Hypothesis testing is one of the mainstays of medical research literature. You would be hard-pressed to find a research article in a clinical journal that doesn't contain the results of at least one hypothesis test. So it's important to think critically about hypothesis tests and what they mean--what they can and can't tell us about our data. I've presented three situations below. Write up a brief description of the problem with the conclusion drawn from the hypothesis test.

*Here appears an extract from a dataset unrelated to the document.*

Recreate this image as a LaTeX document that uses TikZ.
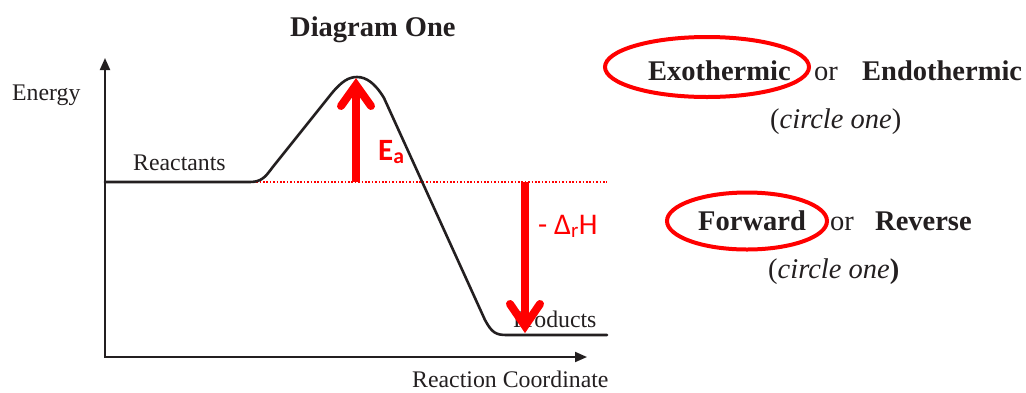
\documentclass[tikz,border=0pt]{standalone}
\usepackage{fontspec}
\setmainfont{Liberation Serif}
\newfontfamily\calib{Carlito}
\usetikzlibrary{arrows.meta}
\definecolor{ink}{HTML}{231F20}
\definecolor{rd}{HTML}{FF0000}
\tikzset{
  axis/.style={draw=ink, line width=2pt, -{Triangle[length=12pt,width=10pt]}},
  curve/.style={draw=ink, line width=2.6pt, line cap=round},
  lbl/.style={text=ink, inner sep=0pt, anchor=base west, font=\fontsize{23.8}{26}\selectfont},
  big/.style={text=ink, inner sep=0pt, anchor=base west, font=\fontsize{28.5}{32}\selectfont\bfseries},
  ital/.style={text=ink, inner sep=0pt, anchor=base west, font=\fontsize{28.5}{32}\selectfont},
  redarrow/.style={draw=rd, line width=8pt},
  redhead/.style={draw=rd, line width=8pt, line cap=round, line join=miter},
  ring/.style={draw=rd, line width=4pt},
  redlbl/.style={text=rd, inner sep=0pt, anchor=base west}
}
\begin{document}
\begin{tikzpicture}[x=1pt,y=-1pt]
\useasboundingbox (0,0) rectangle (1026,392);
% axes
\coordinate (o) at (105,357);
\coordinate (ytop) at (105,58);
\coordinate (xend) at (587,357);
\draw[axis] (o) -- (ytop);
\draw[axis] ([xshift=-1pt]o) -- (xend);
% texts
\node[big] (title) at (290,36) {Diagram One};
\node[lbl] (energy) at (12,100) {Energy};
\node[lbl] (react) at (133,170) {Reactants};
\node[lbl] (prod) at (513,327) {Products};
\node[lbl] (rc) at (412,387) {Reaction Coordinate};
% dotted reference
\coordinate (d1) at (178,182);
\coordinate (d2) at (607,182);
\draw[rd, line width=1.6pt, dash pattern=on 1.6pt off 1.8pt] (d1) -- (d2);
% energy curve
\draw[curve] (105,182) -- (250,182) .. controls (262,182) and (266,176) .. (272,168)
  -- (332,93) .. controls (342,81) and (349,77) .. (357,77)
  .. controls (366,77) and (375,83) .. (384,98)
  -- (485,320) .. controls (492,333) and (496,335) .. (507,335) -- (607,335);
% Ea arrow
\coordinate (eab) at (356,182);
\coordinate (eat) at (356,88);
\draw[redarrow] (eab) -- (eat);
\draw[redhead] (341,106) -- (356,85) -- (371,106);
\node[redlbl, font=\calib\fontsize{31}{34}\selectfont\bfseries] (ea) at (378,160) {E\textsubscript{a}};
% dH arrow
\coordinate (dht) at (525,182);
\coordinate (dhb) at (525,322);
\draw[redarrow] (dht) -- (dhb);
\draw[redhead] (510,304) -- (525,326) -- (540,304);
\node[redlbl, font=\calib\fontsize{30}{33}\selectfont] (dh) at (538,234) {- Δ\textsubscript{r}H};
% right side
\node[big] (exo) at (648,80) {Exothermic};
\node[ital] (or1) at (814,80) {or};
\node[big] (endo) at (862,80) {Endothermic};
\node[ital] (c1) at (770,128) {(\textit{circle one})};
\draw[ring] (707,67) ellipse [x radius=102, y radius=30];
\node[big] (fwd) at (698,230) {Forward};
\node[ital] (or2) at (830,230) {or};
\node[big] (rev) at (875,230) {Reverse};
\node[ital] (c2) at (768,278) {(\textit{circle one}\textbf{)}};
\draw[ring] (747,221) ellipse [x radius=80, y radius=28.5];
\end{tikzpicture}
\end{document}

1. In an observational study of the effect of a physician quality reporting system, the mean age of the patients of physicians participating in the program is 72.675 years, while the mean age of the patients of physicians not participating in the program is 72.950 years. The total sample size is nearly 11,000 patients. The p-value for the hypothesis test that the mean ages are different is 0.001 (Null hypothesis: the difference in mean ages of the two groups is zero; alternative hypothesis: the difference in means is greater than or less than zero). The analyst concludes that the patients of physicians not participating in the program are older than the patients of participating physicians and therefore not a good comparison group for an observational study.

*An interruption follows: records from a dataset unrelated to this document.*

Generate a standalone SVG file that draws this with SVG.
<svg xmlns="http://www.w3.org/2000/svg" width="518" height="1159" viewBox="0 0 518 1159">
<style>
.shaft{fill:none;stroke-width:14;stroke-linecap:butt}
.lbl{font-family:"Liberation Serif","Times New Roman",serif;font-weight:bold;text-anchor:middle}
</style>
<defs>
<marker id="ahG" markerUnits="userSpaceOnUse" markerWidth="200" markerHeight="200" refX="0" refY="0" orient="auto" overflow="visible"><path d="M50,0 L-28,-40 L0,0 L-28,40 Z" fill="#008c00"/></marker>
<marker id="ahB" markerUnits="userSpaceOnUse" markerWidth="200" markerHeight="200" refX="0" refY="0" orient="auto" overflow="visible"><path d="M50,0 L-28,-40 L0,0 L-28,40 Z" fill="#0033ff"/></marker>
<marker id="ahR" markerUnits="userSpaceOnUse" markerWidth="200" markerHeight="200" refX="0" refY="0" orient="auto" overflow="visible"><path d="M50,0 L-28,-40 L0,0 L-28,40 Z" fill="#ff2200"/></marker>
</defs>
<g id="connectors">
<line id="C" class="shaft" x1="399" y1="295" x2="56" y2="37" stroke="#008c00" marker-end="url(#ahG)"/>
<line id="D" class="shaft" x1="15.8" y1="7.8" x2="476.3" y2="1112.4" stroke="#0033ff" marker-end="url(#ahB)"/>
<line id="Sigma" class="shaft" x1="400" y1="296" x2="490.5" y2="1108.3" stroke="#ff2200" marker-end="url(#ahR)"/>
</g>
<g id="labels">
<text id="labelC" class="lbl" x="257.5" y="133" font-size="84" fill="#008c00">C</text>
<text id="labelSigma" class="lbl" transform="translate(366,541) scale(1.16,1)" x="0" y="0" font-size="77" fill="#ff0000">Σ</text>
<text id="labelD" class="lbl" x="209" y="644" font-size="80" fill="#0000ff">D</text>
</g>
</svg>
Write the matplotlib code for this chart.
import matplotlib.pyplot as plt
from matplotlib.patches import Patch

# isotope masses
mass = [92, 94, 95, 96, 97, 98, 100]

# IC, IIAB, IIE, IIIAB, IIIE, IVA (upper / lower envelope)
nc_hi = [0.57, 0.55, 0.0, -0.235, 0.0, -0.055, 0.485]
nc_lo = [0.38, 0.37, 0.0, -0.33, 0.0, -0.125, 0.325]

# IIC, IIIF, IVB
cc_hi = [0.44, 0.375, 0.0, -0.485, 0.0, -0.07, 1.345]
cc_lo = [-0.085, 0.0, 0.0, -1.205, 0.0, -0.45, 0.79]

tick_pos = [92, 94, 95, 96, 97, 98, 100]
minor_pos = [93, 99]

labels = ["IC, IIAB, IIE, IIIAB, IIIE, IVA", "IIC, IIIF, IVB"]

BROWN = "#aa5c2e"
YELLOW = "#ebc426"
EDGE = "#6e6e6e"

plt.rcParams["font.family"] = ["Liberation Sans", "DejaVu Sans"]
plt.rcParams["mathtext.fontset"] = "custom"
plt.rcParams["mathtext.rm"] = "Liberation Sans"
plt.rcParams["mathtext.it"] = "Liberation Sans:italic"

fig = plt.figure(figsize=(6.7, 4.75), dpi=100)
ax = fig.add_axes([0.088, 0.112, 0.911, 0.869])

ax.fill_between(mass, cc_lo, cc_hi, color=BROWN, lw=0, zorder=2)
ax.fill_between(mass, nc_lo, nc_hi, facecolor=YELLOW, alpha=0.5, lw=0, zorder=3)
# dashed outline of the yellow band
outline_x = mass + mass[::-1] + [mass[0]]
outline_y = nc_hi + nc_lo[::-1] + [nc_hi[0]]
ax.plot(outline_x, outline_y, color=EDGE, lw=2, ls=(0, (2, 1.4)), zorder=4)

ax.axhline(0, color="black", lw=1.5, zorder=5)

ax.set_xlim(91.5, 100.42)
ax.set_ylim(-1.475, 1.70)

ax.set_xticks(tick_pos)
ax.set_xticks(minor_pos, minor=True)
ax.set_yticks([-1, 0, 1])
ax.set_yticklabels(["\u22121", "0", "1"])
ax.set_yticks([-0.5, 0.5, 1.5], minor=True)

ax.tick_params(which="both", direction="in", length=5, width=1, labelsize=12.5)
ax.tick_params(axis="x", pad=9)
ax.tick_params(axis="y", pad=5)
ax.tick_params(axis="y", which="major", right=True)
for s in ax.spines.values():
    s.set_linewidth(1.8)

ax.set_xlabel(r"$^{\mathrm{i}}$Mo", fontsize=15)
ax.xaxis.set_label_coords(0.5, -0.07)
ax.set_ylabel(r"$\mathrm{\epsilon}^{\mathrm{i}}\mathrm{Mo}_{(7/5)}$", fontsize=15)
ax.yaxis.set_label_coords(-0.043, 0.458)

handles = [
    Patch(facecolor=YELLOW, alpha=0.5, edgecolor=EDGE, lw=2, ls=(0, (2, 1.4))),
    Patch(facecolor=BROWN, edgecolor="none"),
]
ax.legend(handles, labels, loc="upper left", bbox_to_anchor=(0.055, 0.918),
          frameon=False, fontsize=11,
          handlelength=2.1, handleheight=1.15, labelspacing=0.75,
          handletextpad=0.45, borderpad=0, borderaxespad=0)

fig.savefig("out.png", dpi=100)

2. A 1999 study looked at the effect of exposure to perchlorate on rats' thyroids. 30 rats were exposed to perchlorate and their thyroids were compared to 30 rats not exposed to perchlorates. Two of the rats exposed to perchlorate were found to have a rare type of thyroid tumor. Zero of the rats not exposed to perchlorate had tumors. The experimenters performed a hypothesis test for the difference in number of tumors and got a p-value of 0.48. They concluded that perchlorate exposure does not cause thyroid tumors in rats.
3. Three psychiatrists studied a sample of schizophrenic and non-schizophrenic people. They measured 77 variables for each subject - religion, family background, childhood experiences etc. They wanted to determine what factors cause people to later become schizophrenic. Using their data they ran 77 hypothesis tests of the significance of the differences between the two groups of subjects, and found 2 significant at the 2% level. They immediately published their findings.